> **EXERCISE MATERIAL**

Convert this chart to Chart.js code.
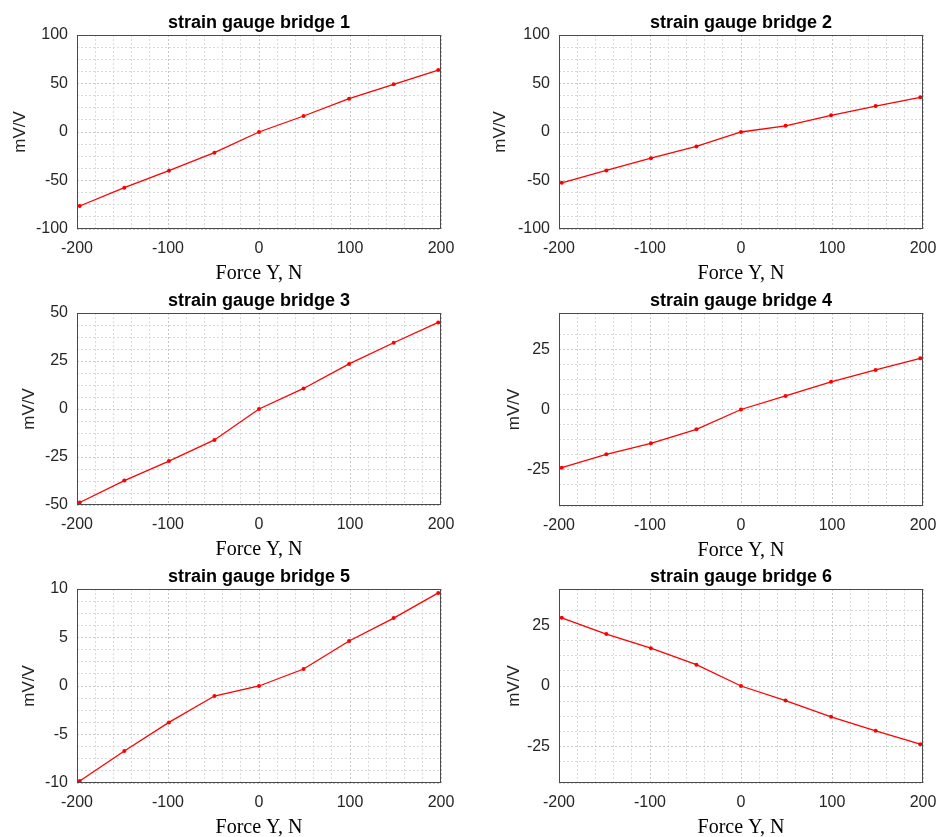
<!DOCTYPE html>
<html>
<head>
<meta charset="utf-8">
<script src="https://cdn.jsdelivr.net/npm/chart.js@4.4.0/dist/chart.umd.min.js"></script>
<style>
  body { margin: 0; background: #fff; width: 940px; height: 837px; position: relative; overflow: hidden; }
  canvas { position: absolute; }
</style>
</head>
<body>
<script>
// measured force values (nominal -200 ... 200 N)
const force = [-197, -148, -99, -49, 0, 49, 99, 148, 197];

const bridge1 = [-76.3, -57.4, -39.9, -21.3, 0, 16.5, 34.4, 49.1, 63.9];
const bridge2 = [-52.4, -39.6, -27.0, -14.9, 0, 6.4, 17.2, 26.7, 35.7];
const bridge3 = [-48.7, -37.3, -27.1, -16.1, 0, 10.7, 23.5, 34.5, 45.1];
const bridge4 = [-24.1, -18.6, -14.0, -8.2, 0, 5.6, 11.5, 16.4, 21.2];
const bridge5 = [-9.8, -6.7, -3.75, -1.03, 0, 1.75, 4.64, 7.0, 9.6];
const bridge6 = [28.1, 21.4, 15.6, 8.8, 0, -6.0, -12.7, -18.5, -24.0];

const titles = ['strain gauge bridge 1', 'strain gauge bridge 2', 'strain gauge bridge 3',
                'strain gauge bridge 4', 'strain gauge bridge 5', 'strain gauge bridge 6'];
const series = [bridge1, bridge2, bridge3, bridge4, bridge5, bridge6];
const yRanges = [[-100, 100], [-100, 100], [-50, 50], [-40, 40], [-10, 10], [-40, 40]];
const yMajor = [50, 50, 25, 25, 5, 25];
const xRange = [-200, 200];
const xMajor = 100;

// plot-area boxes on the page: left, top, right, bottom
const panels = [
  { box: [77, 35, 441, 229], ylabGap: 57 },
  { box: [559, 35, 923, 229], ylabGap: 59 },
  { box: [77, 313, 441, 505], ylabGap: 48 },
  { box: [559, 313, 923, 506], ylabGap: 45 },
  { box: [77, 589, 441, 783], ylabGap: 48 },
  { box: [559, 589, 923, 783], ylabGap: 45 }
];

const Y_AXIS_W = 77, TOP_H = 35, X_AXIS_H = 57, RIGHT_PAD = 17;

const isMajor = (v, step) => Math.abs(v / step - Math.round(v / step)) < 1e-6;

// axes box + title centred over the plot area (like MATLAB subplot titles)
const boxPlugin = {
  id: 'box',
  afterDraw(chart, args, opts) {
    const { ctx, chartArea: a } = chart;
    ctx.save();
    ctx.strokeStyle = '#4a4a4a';
    ctx.lineWidth = 1;
    ctx.strokeRect(Math.round(a.left) + 0.5, Math.round(a.top) + 0.5,
                   Math.round(a.right - a.left) - 1, Math.round(a.bottom - a.top) - 1);
    ctx.fillStyle = '#000';
    ctx.font = 'bold 18px "Liberation Sans", Arial, sans-serif';
    ctx.textAlign = 'center';
    ctx.textBaseline = 'middle';
    ctx.fillText(opts.text, (a.left + a.right) / 2, a.top - 12);
    ctx.restore();
  }
};

function makeChart(i) {
  const [l, t, r, b] = panels[i].box;
  const canvas = document.createElement('canvas');
  canvas.width = Y_AXIS_W + (r - l) + RIGHT_PAD;
  canvas.height = TOP_H + (b - t) + X_AXIS_H;
  canvas.style.left = (l - Y_AXIS_W) + 'px';
  canvas.style.top = (t - TOP_H) + 'px';
  document.body.appendChild(canvas);

  const major = yMajor[i];
  const yTitleFont = 17;
  const gridColor = (v, step) => isMajor(v, step) ? '#c6c6c6' : '#dadada';

  new Chart(canvas, {
    type: 'line',
    data: {
      datasets: [{
        data: force.map((f, k) => ({ x: f, y: series[i][k] })),
        borderColor: '#ff0000',
        backgroundColor: '#ff0000',
        borderWidth: 1.3,
        pointRadius: 2,
        pointHoverRadius: 2,
        pointBorderWidth: 0,
        clip: false,
        tension: 0
      }]
    },
    options: {
      responsive: false,
      animation: false,
      layout: { padding: { left: 0, right: RIGHT_PAD, top: TOP_H, bottom: 0 } },
      plugins: {
        legend: { display: false },
        tooltip: { enabled: false },
        title: { display: false },
        box: { text: titles[i] }
      },
      scales: {
        x: {
          type: 'linear',
          min: xRange[0], max: xRange[1],
          afterFit: s => { s.height = X_AXIS_H; s.paddingLeft = 0; s.paddingRight = 0; },
          ticks: {
            stepSize: 20, autoSkip: false, maxRotation: 0, padding: 10,
            color: '#262626',
            font: { family: 'Liberation Sans, Arial, sans-serif', size: 16 },
            callback: v => isMajor(v, xMajor) ? String(v) : ''
          },
          grid: {
            drawTicks: false,
            color: c => gridColor(c.tick.value, xMajor),
            lineWidth: 1
          },
          border: { display: false, dash: [2, 2] },
          title: {
            display: true, text: 'Force Y, N', color: '#000',
            font: { family: 'Liberation Serif, Times New Roman, serif', size: 20, lineHeight: 1.2 },
            padding: { top: 0, bottom: 0 }
          }
        },
        y: {
          type: 'linear',
          min: yRanges[i][0], max: yRanges[i][1],
          afterFit: s => { s.width = Y_AXIS_W; s.paddingTop = 0; s.paddingBottom = 0; },
          ticks: {
            stepSize: major / 4, autoSkip: false, padding: 9,
            color: '#262626',
            font: { family: 'Liberation Sans, Arial, sans-serif', size: 16 },
            callback: v => isMajor(v, major) ? String(v) : ''
          },
          grid: {
            drawTicks: false,
            color: c => gridColor(c.tick.value, major),
            lineWidth: 1
          },
          border: { display: false, dash: [2, 2] },
          title: {
            display: true, text: 'mV/V', color: '#262626',
            font: { family: 'Liberation Sans, Arial, sans-serif', size: yTitleFont, lineHeight: 1.2 },
            padding: { top: Y_AXIS_W - panels[i].ylabGap - yTitleFont * 0.6, bottom: 0 }
          }
        }
      }
    },
    plugins: [boxPlugin]
  });
}

for (let i = 0; i < 6; i++) makeChart(i);
</script>
</body>
</html>
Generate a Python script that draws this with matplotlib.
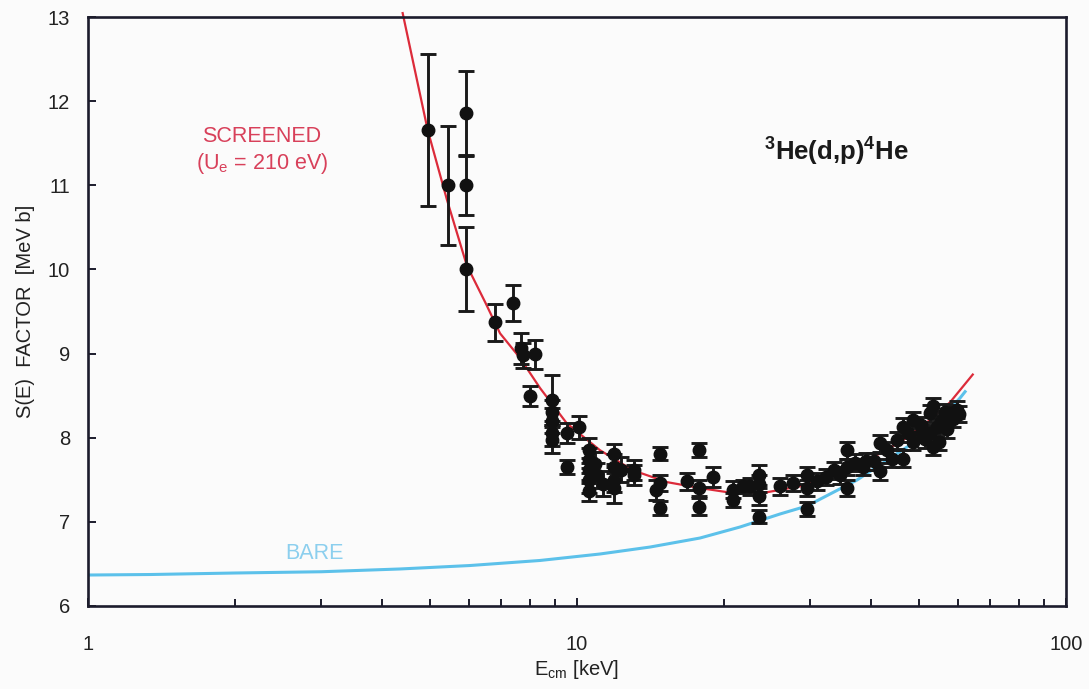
import matplotlib
matplotlib.use("Agg")
import matplotlib.pyplot as plt
from matplotlib.ticker import FixedLocator, NullFormatter

plt.rcParams['font.family'] = ['Liberation Sans', 'DejaVu Sans']

# ---- data ----
energy = [4.95, 5.44, 5.93, 5.93, 5.93, 6.80, 7.41, 7.70, 7.75, 8.21, 8.01,
          8.88, 8.88, 8.88, 8.88, 8.88, 9.53, 10.1, 9.53,
          10.6, 10.6, 10.6, 10.6, 10.6, 11.9, 11.9, 11.9, 11.9,
          13.1, 13.1, 14.5, 14.8, 14.8, 14.8, 16.8, 17.8, 17.8, 17.8,
          19.0, 20.8, 20.8, 21.8, 22.6, 23.6, 23.6, 23.6, 23.6,
          26.0, 27.7, 29.5, 29.5, 29.5, 32.3, 33.5, 35.6, 35.6, 35.6,
          38.5, 39.0, 41.6, 41.6, 44.0, 45.1, 46.4, 46.4, 48.6, 48.6,
          50.5, 52.7, 52.7, 53.5, 53.5, 55.5, 57.8, 59.8, 57.0,
          50.5, 51.5, 54.5, 56.5, 58.8, 60.5, 55.0, 47.5, 43.0, 40.5,
          37.0, 31.0, 34.5, 11.0, 11.3, 12.3, 10.9]
s_factor = [11.66, 11.00, 11.86, 11.00, 10.00, 9.37, 9.60, 9.06, 8.98, 8.99, 8.49,
            8.45, 8.30, 8.20, 8.05, 7.97, 8.05, 8.12, 7.65,
            7.85, 7.73, 7.61, 7.49, 7.37, 7.80, 7.65, 7.50, 7.40,
            7.61, 7.55, 7.38, 7.81, 7.46, 7.16, 7.48, 7.85, 7.40, 7.18,
            7.53, 7.38, 7.26, 7.42, 7.42, 7.55, 7.45, 7.30, 7.06,
            7.42, 7.46, 7.55, 7.40, 7.15, 7.53, 7.61, 7.85, 7.65, 7.40,
            7.65, 7.72, 7.93, 7.60, 7.75, 7.97, 8.13, 7.75, 8.21, 7.95,
            8.05, 8.29, 8.05, 8.37, 7.89, 8.20, 8.29, 8.33, 8.10,
            8.15, 7.98, 8.12, 8.30, 8.22, 8.28, 7.95, 8.05, 7.85, 7.72,
            7.70, 7.48, 7.55, 7.55, 7.45, 7.62, 7.68]
s_error = [0.90, 0.71, 0.50, 0.35, 0.50, 0.22, 0.21, 0.18, 0.15, 0.17, 0.12,
           0.30, 0.15, 0.15, 0.15, 0.15, 0.12, 0.14, 0.08,
           0.15, 0.15, 0.15, 0.15, 0.12, 0.12, 0.15, 0.15, 0.18,
           0.12, 0.12, 0.12, 0.08, 0.10, 0.08, 0.10, 0.08, 0.10, 0.10,
           0.12, 0.10, 0.08, 0.08, 0.10, 0.12, 0.10, 0.10, 0.08,
           0.10, 0.10, 0.10, 0.10, 0.08, 0.10, 0.10, 0.10, 0.10, 0.10,
           0.10, 0.10, 0.10, 0.10, 0.10, 0.10, 0.10, 0.10, 0.10, 0.10,
           0.10, 0.10, 0.10, 0.10, 0.10, 0.10, 0.10, 0.10, 0.10,
           0.10, 0.10, 0.10, 0.10, 0.10, 0.10, 0.10, 0.10, 0.10, 0.10,
           0.10, 0.10, 0.10, 0.15, 0.15, 0.15, 0.15]

screened_e = [4.40, 4.95, 5.42, 5.95, 6.49, 6.96, 7.64, 8.40, 9.53, 11.14, 13.02,
              15.28, 17.84, 20.85, 24.46, 28.58, 34.99, 41.65, 46.42, 52.72,
              57.92, 64.46]
screened_s = [13.05, 11.66, 10.83, 10.05, 9.61, 9.24, 8.95, 8.59, 8.17, 7.85, 7.61,
              7.47, 7.40, 7.34, 7.35, 7.42, 7.61, 7.81, 7.97, 8.21,
              8.42, 8.75]

bare_e = [1.0, 1.34, 2.0, 3.0, 4.35, 6.04, 8.40, 11.14, 14.11, 17.84, 21.54,
          26.01, 29.53, 37.37, 47.97, 55.26, 60.72, 62.17]
bare_s = [6.365, 6.371, 6.389, 6.404, 6.437, 6.478, 6.538, 6.615, 6.698, 6.805, 6.936,
          7.091, 7.186, 7.495, 7.911, 8.209, 8.471, 8.546]

x_ticks = [1, 10, 100]
x_tick_labels = ['1', '10', '100']
y_ticks = [6, 7, 8, 9, 10, 11, 12, 13]

RED = '#dc2b3a'
RED_TXT = '#d8405a'
BLUE = '#5cc1ea'
BLUE_TXT = '#8ccfee'
FRAME = '#1c1c2c'

fig = plt.figure(figsize=(10.89, 6.89), dpi=100)
fig.patch.set_facecolor('#fbfbfb')
ax = fig.add_axes([0.0808, 0.1209, 0.8981, 0.8540])
ax.set_facecolor('#fbfbfb')

ax.plot(bare_e, bare_s, color=BLUE, lw=2.2, zorder=2)
ax.plot(screened_e, screened_s, color=RED, lw=1.6, zorder=2, clip_on=False)
ax.errorbar(energy, s_factor, yerr=s_error, fmt='o', color='#111111',
            ecolor='#1a1a1a', elinewidth=2.1, capsize=6, capthick=2.1,
            markersize=9, zorder=3)

ax.set_xscale('log')
ax.set_xlim(1, 100)
ax.set_ylim(6, 13)
ax.xaxis.set_major_locator(FixedLocator(x_ticks))
ax.set_xticklabels(x_tick_labels)
ax.xaxis.set_minor_locator(FixedLocator([m * d for d in (1, 10) for m in range(2, 10)]))
ax.xaxis.set_minor_formatter(NullFormatter())
ax.set_yticks(y_ticks)

for sp in ax.spines.values():
    sp.set_color(FRAME)
    sp.set_linewidth(1.9)

ax.tick_params(axis='both', which='both', direction='in', top=False, right=False,
               color=FRAME, labelsize=14.5, labelcolor='#222222')
ax.tick_params(axis='x', which='major', length=6, width=1.4, pad=21)
ax.tick_params(axis='x', which='minor', length=5, width=1.4)
ax.tick_params(axis='y', which='major', length=6, width=1.4, pad=13)

ax.set_xlabel('E$_{\\mathregular{cm}}$ [keV]', fontsize=14.5, color='#222222', labelpad=3)
ax.set_ylabel('S(E)  FACTOR  [MeV b]', fontsize=14.5, color='#222222', labelpad=9)

ax.text(2.27, 11.58, 'SCREENED', color=RED_TXT, fontsize=15.5, ha='center', va='center')
ax.text(2.27, 11.26, '(U$_{\\mathregular{e}}$ = 210 eV)', color=RED_TXT, fontsize=15.5,
        ha='center', va='center')
ax.text(2.91, 6.62, 'BARE', color=BLUE_TXT, fontsize=15.5, ha='center', va='center')
ax.text(33.9, 11.42, '$^{\\mathregular{3}}$He(d,p)$^{\\mathregular{4}}$He', color='#1a1a1a',
        fontsize=18.5, fontweight='bold', ha='center', va='center')

fig.savefig('out.png', dpi=100, facecolor=fig.get_facecolor())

> **WRITTEN INSTRUCTION**
Going through the lines above one by one, tally those with the word "matplotlib" and give only the total.

> **EXERCISE OUTPUT**
5